Deer tracks were even more numerous than moose and the solidness of the snow allowed them to travel atop the crust. At one point I spied something I didn’t recall seeing before–witch hazel capsules decorating the snow.
At this time of year, these grayish tan capsules persist on the trees, but their work was completed in the fall when they expelled their two glossy black seeds.
Ruffed grouse, wild turkeys and snowshoe hare like witch hazel buds. As do deer, who rip them off in the same fashion as a moose and leave a tag behind–as a signature.
Not all were eaten–yet. Notice these buds, ensconced in dense reddish/yellowish/brown hairs rather than the waxy scales of the maleberry and maple. And the shape extending outward from the twig, almost in scalpel-like fashion. Yeah, I was still seeing a hint of red.

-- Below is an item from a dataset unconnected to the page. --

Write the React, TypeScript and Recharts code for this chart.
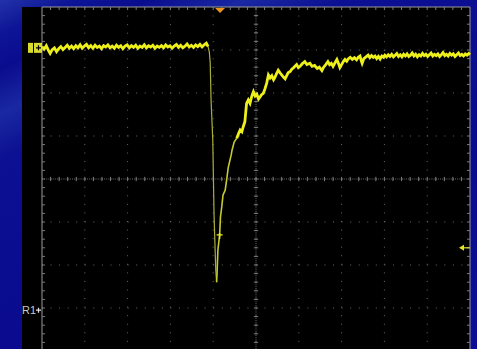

If I wanted to carry my red theme to the extreme, I could say that the bright yellow bracts that formed the base of the former flowers were framed in red, but really, it’s more of a hairy light tan along their rims. Eventually, the bracts will develop into seed capsules and next autumn they’ll be the ones to shoot their seeds with a popping sound. We always talk about that sound and refer to Henry David Thoreau for as far as I know he was the one to first hear it. This past fall, a friend tried this and like Thoreau, he was awakened during the night by the seeds being forcibly expelled. (Credit goes to Bob Katz for that experiment.)
Back to red. Under the hemlocks where the deer had traveled, I was looking at some mosses when these bright red soldiers showed their cheery caps–it’s been a while since I’ve seen British Soldier lichens, most of it buried beneath the snow.
As I headed toward home, a red oak beside the cowpath asked to be included. It seems in winter that the rusty red inner bark stands out more in the landscape, making the tree easy to identify. Of course, don’t get confused by the big tooth aspen, which slightly resembles a red oak at the lower level, but a look up the trunk suddenly reveals similarities to a birch.
Many of the acorns have been consumed after such a prolific year, but their caps still exist and the color red was exemplified within the scales.
Back at the homestead, I walked by the shed attached to the barn where icicles dripped–again speaking to this day. By that time the snow squalls had abated and sun shone warmly, but a brisk wind swirled the snow in the field into mini whirling dervishes. My cheeks were certainly red.
My red adventure was completed at the bird feeder. A happy ending to scenes of red.